I think their Naked palettes r way overpriced and the Naked Basics is a joke for WOC past NW35... I splurged on the Electric palette but have yet to master the application of certain colors but I still enjoy using it...


----------



## Dominique33 (May 6, 2015)

AutumnMoon said:


> THIS! Where are all the lipsticks? They are very pretty colors, but what about some wild ones like Kat Von D? UD is getting kinda tame, IMHO.


  Agreed, I really think the brand is too " L'Oréal ", I have known UD since 15 years or so, it was so innovative. When I purchased Gash I was hysterical no other brand would do such beautiful colours. Now well It is becoming dull. The soul disappeared IMO,


----------



## jaaasmine (May 6, 2015)

pinkcrush said:


> I splurged on the Electric palette but have yet to master the application of certain colors but I still enjoy using it...


 I've had my eye on the Electric palette for a while now. I just can't justify buying a palette I'll only use a couple of times.


----------



## pinkcrush (May 6, 2015)

jaaasmine said:


> I've had my eye on the Electric palette for a while now.

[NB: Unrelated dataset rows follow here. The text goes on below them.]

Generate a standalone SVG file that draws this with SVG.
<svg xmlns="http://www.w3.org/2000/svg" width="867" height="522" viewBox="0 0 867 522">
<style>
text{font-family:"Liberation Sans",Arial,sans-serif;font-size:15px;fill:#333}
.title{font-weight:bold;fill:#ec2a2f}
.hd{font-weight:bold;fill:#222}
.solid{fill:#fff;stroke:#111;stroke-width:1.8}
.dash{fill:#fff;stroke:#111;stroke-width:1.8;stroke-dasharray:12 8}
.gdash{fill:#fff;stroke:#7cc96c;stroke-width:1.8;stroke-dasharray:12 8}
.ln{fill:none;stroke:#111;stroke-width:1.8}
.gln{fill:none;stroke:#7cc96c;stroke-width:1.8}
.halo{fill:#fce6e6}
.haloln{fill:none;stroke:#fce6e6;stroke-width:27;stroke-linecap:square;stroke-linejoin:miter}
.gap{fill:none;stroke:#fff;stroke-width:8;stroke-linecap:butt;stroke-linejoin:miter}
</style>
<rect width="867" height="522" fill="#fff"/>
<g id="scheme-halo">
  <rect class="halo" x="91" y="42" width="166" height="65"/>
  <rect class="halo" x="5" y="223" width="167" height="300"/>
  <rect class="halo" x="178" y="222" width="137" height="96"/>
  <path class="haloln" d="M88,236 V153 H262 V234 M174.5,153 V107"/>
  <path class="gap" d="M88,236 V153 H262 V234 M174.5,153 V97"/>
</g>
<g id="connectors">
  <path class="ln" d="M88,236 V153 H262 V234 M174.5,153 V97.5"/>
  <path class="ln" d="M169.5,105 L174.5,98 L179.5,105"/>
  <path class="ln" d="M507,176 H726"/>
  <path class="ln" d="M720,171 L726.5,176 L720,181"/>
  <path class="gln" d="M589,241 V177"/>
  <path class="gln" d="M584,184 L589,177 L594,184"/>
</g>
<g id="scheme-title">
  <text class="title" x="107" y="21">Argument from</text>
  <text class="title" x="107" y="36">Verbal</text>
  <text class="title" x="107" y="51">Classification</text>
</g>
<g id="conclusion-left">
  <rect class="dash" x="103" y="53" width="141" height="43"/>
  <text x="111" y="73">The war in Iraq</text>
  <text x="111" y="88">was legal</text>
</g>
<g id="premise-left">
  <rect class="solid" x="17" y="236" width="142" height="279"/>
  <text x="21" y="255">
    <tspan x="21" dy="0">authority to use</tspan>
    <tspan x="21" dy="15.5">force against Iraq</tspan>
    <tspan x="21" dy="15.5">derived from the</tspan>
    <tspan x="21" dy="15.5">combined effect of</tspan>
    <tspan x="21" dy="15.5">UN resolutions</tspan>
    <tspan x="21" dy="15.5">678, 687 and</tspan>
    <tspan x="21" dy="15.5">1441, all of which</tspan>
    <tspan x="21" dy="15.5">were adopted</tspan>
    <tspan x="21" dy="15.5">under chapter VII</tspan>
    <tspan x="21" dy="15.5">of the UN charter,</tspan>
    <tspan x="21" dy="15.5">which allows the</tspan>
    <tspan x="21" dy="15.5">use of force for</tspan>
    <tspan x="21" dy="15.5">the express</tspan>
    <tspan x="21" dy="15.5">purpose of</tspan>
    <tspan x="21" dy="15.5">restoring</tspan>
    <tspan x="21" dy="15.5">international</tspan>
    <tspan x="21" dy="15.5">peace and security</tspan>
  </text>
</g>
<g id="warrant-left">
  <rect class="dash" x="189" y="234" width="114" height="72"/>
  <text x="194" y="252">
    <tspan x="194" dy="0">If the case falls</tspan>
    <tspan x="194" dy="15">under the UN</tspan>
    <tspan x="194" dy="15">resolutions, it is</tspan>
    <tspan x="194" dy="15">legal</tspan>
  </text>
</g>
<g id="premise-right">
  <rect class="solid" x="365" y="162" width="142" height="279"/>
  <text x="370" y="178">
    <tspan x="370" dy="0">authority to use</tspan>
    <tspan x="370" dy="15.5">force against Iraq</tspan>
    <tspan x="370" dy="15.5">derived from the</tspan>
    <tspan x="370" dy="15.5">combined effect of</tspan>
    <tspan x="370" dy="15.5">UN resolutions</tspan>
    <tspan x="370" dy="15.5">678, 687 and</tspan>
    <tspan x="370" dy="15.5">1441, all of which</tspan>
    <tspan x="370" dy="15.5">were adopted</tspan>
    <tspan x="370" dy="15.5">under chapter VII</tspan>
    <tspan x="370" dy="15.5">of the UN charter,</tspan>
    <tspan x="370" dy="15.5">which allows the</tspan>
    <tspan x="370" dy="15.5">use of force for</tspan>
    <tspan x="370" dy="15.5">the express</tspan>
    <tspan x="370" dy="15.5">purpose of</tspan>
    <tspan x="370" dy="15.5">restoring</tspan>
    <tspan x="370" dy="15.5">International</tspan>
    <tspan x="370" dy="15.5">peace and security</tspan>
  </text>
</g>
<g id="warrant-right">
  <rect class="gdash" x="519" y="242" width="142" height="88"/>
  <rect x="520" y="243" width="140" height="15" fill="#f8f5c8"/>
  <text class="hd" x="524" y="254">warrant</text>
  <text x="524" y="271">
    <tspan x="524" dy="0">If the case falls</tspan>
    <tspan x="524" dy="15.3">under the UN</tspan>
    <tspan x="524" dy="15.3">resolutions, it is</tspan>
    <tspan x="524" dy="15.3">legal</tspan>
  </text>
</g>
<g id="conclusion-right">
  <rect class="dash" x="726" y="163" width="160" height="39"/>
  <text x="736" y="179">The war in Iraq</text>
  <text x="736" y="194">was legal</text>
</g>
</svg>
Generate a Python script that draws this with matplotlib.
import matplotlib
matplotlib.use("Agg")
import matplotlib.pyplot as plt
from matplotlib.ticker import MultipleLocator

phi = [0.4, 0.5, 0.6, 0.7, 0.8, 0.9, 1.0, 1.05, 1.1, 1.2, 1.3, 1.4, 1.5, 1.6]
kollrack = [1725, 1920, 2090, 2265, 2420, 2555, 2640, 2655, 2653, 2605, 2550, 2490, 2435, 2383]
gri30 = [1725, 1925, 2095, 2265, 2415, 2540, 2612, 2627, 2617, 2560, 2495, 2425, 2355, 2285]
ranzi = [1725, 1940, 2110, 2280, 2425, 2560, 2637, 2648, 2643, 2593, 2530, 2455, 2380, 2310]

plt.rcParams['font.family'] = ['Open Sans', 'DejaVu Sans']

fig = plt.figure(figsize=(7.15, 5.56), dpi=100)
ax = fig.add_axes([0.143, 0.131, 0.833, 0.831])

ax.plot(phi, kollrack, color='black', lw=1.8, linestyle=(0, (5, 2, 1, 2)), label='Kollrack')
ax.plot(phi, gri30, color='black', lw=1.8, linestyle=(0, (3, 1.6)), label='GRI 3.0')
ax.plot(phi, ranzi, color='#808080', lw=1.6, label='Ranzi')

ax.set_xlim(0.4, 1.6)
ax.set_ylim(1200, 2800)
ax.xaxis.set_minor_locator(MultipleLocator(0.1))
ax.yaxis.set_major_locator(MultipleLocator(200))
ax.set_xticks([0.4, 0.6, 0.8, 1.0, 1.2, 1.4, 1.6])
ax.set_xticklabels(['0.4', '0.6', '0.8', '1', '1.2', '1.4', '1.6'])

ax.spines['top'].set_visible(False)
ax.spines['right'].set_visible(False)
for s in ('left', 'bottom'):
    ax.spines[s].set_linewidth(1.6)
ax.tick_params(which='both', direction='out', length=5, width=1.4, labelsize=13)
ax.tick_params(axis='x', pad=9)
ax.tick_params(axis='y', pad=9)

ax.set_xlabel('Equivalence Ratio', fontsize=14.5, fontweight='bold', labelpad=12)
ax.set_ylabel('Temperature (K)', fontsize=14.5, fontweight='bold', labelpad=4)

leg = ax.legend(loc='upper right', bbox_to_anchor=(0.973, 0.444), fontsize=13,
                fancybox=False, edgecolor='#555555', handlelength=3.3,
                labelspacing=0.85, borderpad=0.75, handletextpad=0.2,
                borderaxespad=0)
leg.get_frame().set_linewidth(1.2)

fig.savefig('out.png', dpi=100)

I just can't justify buying a palette I'll only use a couple of times.


 Once u buy the $49 palette will force urself to use it hahaha... It's a nice change from the Naked series but it isnt a must-have trust me


----------



## jaaasmine (May 6, 2015)

pinkcrush said:


> Once u buy the $49 palette will force urself to use it hahaha... It's a nice change from the Naked series but it isnt a must-have trust me


  Haha, you know how us makeup lovers are, everything is a "must-have."


----------



## BrittLuvsMakeup (May 6, 2015)

The Naked 1 and 2 palettes were the first palettes I purchased when I first started getting into makeup and unfortunately, they both performed poorly on me (the pigmentation of the colors weren't showing through and looked like slightly different shades of glitter piled on my eyelids, lol) so I returned them both and haven't looked at or purchased anything from the series since. In general, I love neutral palettes and it seems like many people are still love the Naked palettes, however, I think it would be nice if they changed it up a bit (like a palette with more mattes as suggested by another user).


----------



## pinkcrush (May 6, 2015)

I just picked up the Loreal La Palette Nude 1 palette and I was amazed at how good this palette looked on my complexion althought I thought it was geared towards light to medium complexions, but then somewhere on the display it seemed to be referring to lip colors but idk lol. The La Palette 2 which is for medium to dark (complexions or lip colors?) seemed as if it would blend right in to my complexion with its mostly flat looking medium chocolate shades...


----------



## Erica53094 (Jun 14, 2015)

Unimpressed with the Naked palettes. Yawn. And over the naked or the no makeup makeup looks in general and that is saying a lot from someone like me who doesn't go for outlandish makeup. Even I am saying...NEXT!! LOL


----------



## Ms. Z (Jun 15, 2015)

Me too! I would definitely buy a completely matte palette because I love basics 1 & 2 but do not like any of the other Palettes.


----------